Since I spent a lot of my childhood in an area with a marked gang problem, um, if anybody should hate graffiti, it's me. Early on in my life, tags meant that possibly violent attacks might be on the way. I even had the strange misfortune of riding bus #p62 in an area where other gangs were battling Six Deuce for control. New graf on our school was sometimes accompanied by things like members of rival gangs symbolically throwing glass bottles at the windows of our #p62 school bus to publically display their hatred for all things with a 6 and 2. Consequently, when I was a kid, I was terrified of gang-style graffiti.
That said, still, I have early memories of wonderful murals. I still distinctly remember going to Chicago when I was maybe six or seven, and thinking that it must be a bigger, better city because they had many more beautiful, elaborate, large colorful graffiti pieces around the city than StL did. To me, a kid from vibrant but unfancy urban places, an abundance of street art meant I must be in a great and important city. I knew that some of it was illegal, but still the line between some of the truly masterful illegal pieces I saw, and the also lovely legally sanctioned murals, was blurry in my young mind; all of it was so wonderful and made the city so much more vibrant and beautiful.
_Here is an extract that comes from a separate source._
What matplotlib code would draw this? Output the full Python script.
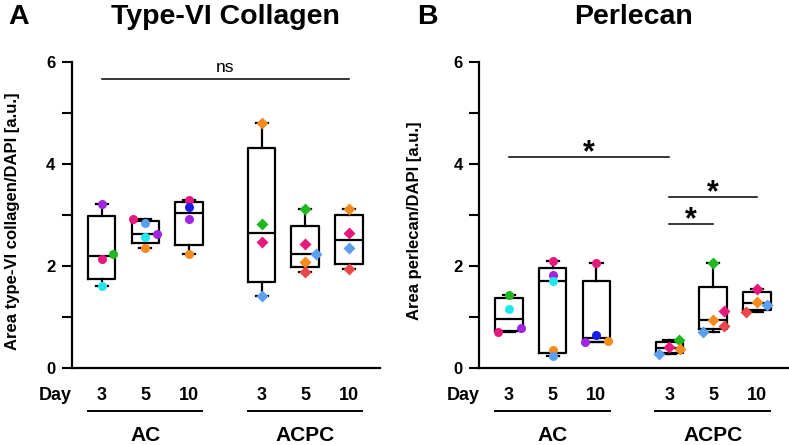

Now I own property, and now I try to advocate for historic buildings that have been deemed "nuisances," and now I try to convince more timid people that the city is "okay." I am learning some new and painful downsides to graffiti, but for the most part it almost never scares me anymore, even when it sometimes brings me great frustration and sadness (not on terra cotta or unpainted stone or brick, plz plz plz!).
Still, as a young woman who, frankly, spent a lot of her childhood in various so-called ghettos, I have to say, sometimes the line between a truly wonderful, thought-provoking tag and a truly wonderful, thought-provoking legally sanctioned mural is still a little blurry. Where I come from, this is just another form that public art takes.
I'm not saying I think graf is perfect, but I am saying thatgraf at its best is one of those things that can help make the city magic. Like a late night conversation at some crowded coffeehouse, like the feeling of seeing the skyline when you have been away for a while, like walking down a street that you never knew existed, like the corners of absolute surrealness that hide themselves in pockets near the river, like church carnivals and street kittens in springtime: magic. And people live in cities for that special city quality, that something, that overall accumulation of small magics. I'm not saying you moved here to watch the Orpheum get "vandalized," but I am saying that if you wanted endless predictable, pristine and orderly, you'd be livin' in New Town.